## [Stored records]
────────────────

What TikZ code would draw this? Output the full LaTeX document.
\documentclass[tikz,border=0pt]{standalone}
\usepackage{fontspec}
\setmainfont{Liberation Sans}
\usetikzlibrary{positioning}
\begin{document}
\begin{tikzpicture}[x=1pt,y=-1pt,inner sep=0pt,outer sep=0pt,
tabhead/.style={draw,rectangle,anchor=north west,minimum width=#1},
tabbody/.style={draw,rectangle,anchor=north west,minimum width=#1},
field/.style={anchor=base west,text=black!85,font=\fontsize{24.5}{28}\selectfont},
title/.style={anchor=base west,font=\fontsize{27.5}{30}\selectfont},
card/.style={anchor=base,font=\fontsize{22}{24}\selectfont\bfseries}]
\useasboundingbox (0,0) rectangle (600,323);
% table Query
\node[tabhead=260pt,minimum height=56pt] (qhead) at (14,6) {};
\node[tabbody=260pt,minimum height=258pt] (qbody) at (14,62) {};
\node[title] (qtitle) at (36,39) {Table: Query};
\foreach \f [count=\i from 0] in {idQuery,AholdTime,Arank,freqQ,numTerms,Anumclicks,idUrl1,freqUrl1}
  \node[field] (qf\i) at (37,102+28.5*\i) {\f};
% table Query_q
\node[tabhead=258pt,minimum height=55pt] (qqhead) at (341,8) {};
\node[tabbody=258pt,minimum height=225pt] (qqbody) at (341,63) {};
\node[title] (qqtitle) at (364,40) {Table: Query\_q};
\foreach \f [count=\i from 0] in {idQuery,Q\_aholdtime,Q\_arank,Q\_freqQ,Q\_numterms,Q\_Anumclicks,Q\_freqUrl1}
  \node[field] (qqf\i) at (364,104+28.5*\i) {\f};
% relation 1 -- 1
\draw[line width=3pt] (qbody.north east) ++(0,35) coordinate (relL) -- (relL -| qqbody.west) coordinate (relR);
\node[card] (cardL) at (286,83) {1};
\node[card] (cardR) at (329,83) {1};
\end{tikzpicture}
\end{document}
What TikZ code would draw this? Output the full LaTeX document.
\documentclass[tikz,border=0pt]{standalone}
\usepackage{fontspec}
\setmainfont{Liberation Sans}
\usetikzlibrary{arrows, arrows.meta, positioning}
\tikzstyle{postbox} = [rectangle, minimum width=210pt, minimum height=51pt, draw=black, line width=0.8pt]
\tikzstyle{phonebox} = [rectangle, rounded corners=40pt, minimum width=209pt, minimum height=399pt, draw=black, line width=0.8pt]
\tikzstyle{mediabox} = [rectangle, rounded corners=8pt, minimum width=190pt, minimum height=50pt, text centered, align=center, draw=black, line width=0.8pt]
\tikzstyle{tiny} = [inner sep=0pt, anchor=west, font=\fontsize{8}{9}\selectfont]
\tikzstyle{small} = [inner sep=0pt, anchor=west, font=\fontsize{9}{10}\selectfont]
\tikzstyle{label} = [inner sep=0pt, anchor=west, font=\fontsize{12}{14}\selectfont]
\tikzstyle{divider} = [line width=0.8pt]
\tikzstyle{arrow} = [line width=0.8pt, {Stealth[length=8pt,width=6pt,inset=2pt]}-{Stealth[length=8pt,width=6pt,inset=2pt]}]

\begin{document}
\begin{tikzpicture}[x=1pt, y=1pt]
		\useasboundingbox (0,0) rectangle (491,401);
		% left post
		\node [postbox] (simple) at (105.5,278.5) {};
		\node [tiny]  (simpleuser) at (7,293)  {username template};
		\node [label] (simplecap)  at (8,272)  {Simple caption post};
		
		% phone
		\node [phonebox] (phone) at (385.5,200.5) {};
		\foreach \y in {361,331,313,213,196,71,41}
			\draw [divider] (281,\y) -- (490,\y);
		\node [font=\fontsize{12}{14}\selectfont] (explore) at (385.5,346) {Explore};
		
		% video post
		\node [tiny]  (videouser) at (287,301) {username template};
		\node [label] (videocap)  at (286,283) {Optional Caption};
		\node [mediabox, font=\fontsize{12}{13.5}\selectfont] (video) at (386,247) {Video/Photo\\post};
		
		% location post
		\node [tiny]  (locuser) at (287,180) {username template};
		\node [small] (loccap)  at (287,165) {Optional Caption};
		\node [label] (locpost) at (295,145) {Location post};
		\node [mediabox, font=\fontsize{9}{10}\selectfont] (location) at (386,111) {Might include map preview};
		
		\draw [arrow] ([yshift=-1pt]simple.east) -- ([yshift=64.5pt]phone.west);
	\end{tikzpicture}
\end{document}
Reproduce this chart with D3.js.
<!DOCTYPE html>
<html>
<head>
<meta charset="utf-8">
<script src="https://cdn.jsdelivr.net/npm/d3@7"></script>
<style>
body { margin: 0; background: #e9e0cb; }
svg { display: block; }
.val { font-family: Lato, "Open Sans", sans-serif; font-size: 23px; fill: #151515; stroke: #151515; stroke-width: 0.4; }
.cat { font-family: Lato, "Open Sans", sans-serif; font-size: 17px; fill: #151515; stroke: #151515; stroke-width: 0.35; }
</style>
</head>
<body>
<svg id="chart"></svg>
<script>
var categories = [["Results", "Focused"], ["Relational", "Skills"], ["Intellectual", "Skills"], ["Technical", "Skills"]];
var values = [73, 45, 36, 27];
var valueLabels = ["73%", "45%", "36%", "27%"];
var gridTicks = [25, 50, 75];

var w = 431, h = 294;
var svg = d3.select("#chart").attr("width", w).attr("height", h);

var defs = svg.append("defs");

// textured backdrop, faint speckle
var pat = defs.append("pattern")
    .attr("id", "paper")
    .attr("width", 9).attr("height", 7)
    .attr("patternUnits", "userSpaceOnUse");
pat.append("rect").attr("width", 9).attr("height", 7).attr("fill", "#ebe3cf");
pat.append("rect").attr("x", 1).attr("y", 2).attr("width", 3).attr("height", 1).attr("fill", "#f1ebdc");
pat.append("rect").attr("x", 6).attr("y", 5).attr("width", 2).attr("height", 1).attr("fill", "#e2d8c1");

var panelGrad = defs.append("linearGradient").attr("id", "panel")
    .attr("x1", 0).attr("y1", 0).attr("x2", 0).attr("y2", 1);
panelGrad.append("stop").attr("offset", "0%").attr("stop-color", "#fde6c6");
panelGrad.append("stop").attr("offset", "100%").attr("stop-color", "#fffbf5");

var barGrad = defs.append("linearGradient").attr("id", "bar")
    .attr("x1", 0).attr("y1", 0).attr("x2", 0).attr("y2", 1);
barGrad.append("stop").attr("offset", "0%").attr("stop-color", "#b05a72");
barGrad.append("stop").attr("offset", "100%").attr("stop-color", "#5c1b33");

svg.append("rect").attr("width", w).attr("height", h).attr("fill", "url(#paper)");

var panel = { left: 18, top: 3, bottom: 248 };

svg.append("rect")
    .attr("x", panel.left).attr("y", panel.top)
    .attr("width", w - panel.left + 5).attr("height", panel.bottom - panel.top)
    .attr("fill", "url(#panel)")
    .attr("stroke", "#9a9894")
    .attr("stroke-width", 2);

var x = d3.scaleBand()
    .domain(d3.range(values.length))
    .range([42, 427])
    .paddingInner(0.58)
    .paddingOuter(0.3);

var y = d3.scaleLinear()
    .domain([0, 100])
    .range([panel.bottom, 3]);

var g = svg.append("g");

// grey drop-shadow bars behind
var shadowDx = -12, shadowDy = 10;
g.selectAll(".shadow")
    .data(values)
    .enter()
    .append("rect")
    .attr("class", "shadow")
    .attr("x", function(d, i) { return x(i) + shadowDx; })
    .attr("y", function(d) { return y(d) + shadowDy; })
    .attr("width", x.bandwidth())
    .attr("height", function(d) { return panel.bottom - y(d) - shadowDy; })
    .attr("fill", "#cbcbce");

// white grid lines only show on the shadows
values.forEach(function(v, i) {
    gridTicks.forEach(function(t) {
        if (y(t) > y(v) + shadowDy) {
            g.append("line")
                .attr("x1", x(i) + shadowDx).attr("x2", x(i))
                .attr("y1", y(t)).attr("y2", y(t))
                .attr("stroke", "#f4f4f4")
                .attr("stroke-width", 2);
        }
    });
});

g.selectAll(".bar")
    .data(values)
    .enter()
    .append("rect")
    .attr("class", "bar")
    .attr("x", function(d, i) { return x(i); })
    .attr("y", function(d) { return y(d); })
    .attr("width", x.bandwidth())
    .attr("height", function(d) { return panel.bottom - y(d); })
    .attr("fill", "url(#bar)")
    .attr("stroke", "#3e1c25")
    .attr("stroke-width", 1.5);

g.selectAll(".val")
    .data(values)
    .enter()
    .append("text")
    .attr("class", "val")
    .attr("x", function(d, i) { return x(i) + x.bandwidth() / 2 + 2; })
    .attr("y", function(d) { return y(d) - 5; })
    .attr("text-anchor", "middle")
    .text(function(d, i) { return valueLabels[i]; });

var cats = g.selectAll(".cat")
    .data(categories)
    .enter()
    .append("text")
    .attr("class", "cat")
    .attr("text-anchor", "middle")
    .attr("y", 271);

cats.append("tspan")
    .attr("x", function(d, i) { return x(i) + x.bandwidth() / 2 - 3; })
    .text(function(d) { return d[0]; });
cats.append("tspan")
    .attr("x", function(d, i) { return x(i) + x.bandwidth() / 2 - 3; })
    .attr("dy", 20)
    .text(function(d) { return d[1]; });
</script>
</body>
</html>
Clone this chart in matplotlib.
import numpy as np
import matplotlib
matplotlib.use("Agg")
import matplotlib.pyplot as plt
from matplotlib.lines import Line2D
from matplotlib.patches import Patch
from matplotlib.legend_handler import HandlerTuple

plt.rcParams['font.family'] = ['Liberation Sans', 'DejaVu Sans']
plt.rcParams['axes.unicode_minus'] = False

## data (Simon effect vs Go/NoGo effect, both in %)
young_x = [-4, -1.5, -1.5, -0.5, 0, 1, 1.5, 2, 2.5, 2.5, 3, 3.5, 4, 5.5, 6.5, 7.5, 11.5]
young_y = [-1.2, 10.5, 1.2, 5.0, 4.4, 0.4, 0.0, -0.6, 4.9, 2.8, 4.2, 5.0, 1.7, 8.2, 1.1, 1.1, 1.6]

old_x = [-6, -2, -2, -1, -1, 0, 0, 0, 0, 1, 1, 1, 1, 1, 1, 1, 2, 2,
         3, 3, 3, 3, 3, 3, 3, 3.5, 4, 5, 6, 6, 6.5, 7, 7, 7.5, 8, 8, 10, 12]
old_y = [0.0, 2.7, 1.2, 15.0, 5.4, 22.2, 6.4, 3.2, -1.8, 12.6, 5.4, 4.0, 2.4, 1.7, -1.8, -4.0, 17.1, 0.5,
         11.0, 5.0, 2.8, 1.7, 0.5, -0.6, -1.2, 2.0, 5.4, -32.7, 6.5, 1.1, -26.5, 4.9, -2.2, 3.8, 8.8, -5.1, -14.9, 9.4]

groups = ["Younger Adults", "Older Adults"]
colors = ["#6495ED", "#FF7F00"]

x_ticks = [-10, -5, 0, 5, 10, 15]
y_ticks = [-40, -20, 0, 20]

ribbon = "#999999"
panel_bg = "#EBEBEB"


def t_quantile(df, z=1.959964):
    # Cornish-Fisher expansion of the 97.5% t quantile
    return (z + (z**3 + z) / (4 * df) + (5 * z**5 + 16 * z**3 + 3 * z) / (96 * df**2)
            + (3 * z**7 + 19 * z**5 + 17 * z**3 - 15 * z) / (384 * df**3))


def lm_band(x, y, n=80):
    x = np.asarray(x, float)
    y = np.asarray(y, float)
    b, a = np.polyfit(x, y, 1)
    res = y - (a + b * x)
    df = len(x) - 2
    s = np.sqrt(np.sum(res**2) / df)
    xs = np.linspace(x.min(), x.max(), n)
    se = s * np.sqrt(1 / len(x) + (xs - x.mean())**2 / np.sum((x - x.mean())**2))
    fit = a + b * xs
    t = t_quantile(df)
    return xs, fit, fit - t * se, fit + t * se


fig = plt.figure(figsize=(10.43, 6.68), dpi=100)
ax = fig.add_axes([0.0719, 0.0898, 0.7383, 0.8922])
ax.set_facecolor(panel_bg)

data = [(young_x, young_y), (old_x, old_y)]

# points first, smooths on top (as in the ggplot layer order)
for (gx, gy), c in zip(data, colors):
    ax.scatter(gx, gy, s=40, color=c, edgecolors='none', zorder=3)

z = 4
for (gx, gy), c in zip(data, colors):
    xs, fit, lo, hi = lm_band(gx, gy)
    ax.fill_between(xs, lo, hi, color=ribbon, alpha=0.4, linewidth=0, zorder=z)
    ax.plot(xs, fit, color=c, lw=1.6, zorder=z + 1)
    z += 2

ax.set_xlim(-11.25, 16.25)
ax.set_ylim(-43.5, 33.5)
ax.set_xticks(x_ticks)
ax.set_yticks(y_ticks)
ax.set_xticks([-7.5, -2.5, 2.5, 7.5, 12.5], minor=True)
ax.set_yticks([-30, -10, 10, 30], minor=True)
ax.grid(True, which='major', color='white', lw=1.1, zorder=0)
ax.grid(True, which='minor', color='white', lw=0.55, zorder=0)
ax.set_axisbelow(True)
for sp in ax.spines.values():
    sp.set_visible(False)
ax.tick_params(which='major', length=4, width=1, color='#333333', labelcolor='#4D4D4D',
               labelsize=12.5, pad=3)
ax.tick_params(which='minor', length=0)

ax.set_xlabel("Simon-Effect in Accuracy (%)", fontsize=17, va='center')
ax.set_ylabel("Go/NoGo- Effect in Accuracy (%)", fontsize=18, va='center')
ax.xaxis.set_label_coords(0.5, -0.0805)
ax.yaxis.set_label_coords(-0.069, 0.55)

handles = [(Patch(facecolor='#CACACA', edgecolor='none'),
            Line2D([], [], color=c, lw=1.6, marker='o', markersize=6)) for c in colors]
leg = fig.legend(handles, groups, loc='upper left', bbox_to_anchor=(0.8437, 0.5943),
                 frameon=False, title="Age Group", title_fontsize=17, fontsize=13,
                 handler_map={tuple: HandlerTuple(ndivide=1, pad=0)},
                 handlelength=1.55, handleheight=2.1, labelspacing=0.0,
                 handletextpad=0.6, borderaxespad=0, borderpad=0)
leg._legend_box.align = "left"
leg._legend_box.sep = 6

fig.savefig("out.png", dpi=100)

────────────────

## [What you are asked to do]
Begin at the line containing "Clone this chart in matplotlib.", end at the line containing "1.1, 1.1, 1.6]", and reproduce every line in that range exactly, both ends included.

## [Written solution]
Clone this chart in matplotlib.
import numpy as np
import matplotlib
matplotlib.use("Agg")
import matplotlib.pyplot as plt
from matplotlib.lines import Line2D
from matplotlib.patches import Patch
from matplotlib.legend_handler import HandlerTuple

plt.rcParams['font.family'] = ['Liberation Sans', 'DejaVu Sans']
plt.rcParams['axes.unicode_minus'] = False

## data (Simon effect vs Go/NoGo effect, both in %)
young_x = [-4, -1.5, -1.5, -0.5, 0, 1, 1.5, 2, 2.5, 2.5, 3, 3.5, 4, 5.5, 6.5, 7.5, 11.5]
young_y = [-1.2, 10.5, 1.2, 5.0, 4.4, 0.4, 0.0, -0.6, 4.9, 2.8, 4.2, 5.0, 1.7, 8.2, 1.1, 1.1, 1.6]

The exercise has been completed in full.